RUMINATING
THINKING IN FRAGMENTS
Now and then a thought, like some memory to muse upon much later. Later it came but I was unable to give it serious consideration.
(From "Near to the Wild Heart", Clarice Lispector)
“It is even possible that in my work after a few chapters authentically connected between them I can, and must, only write scattered observations. After all, I am a man, and I depend on how things go!”
(From Ludwig Wittgenstein’s diary, 28-2-1937)
"A retrospective look at the journal. (...) I have just read the last book (...) I have been conscious of a certain amount of monotony (...) these pages were not written to be read..."
(From "Amiel’s Journal", Henri-Frédéric Amiel, 3 March 1852)
Over the years, the act of painting there has been accompanied by a reckoning, a rumination, a parallel mumbling.
This chapter contains annotations taken from pages and notebooks in which I have written down the thoughts that come to mind whilst painting since 1980. The first draft begins with the commencement of painting.

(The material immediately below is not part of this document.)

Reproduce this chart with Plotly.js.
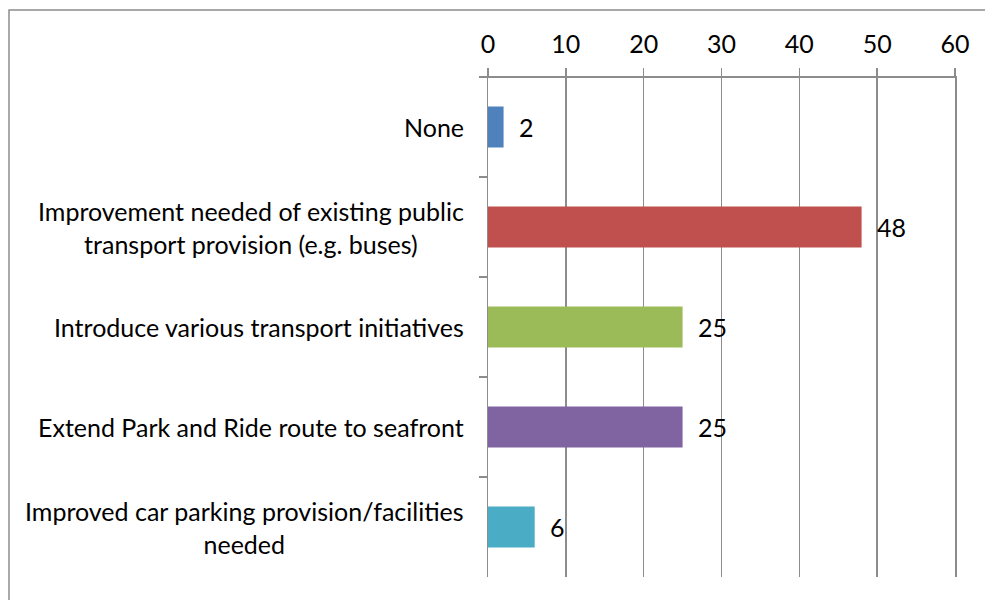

It is an organic body, a way of writing that reflects on what I do, on what happens in the concrete relationship with the thing, which tries to understand what I am doing.
In the “rumination” part, the words pour out in a continuous flow and constitute a fragmented discourse. They are not unchangeable words. They do not aim to be an interpretation or even a definitive view.
I started writing back in high school in large A4 notebooks, then exercise books and then gradually in increasingly smaller notebooks before choosing a certain type of pocket-size notepad that I carried with me for years. However, in 2024 I definitively eliminated pen and paper, instead writing directly on a digital device. I always write more easily like this, not just when I am focussing on my thoughts in the studio but also if I want to stop to note something down when I go on my long daily walks in Venice, or my summer bike rides back and forth on the island of Pellestrina, or the few times that I travel here and there, or when I suddenly wake up in the night and reach out to the bedside table in the dark to write on my backlit tablet.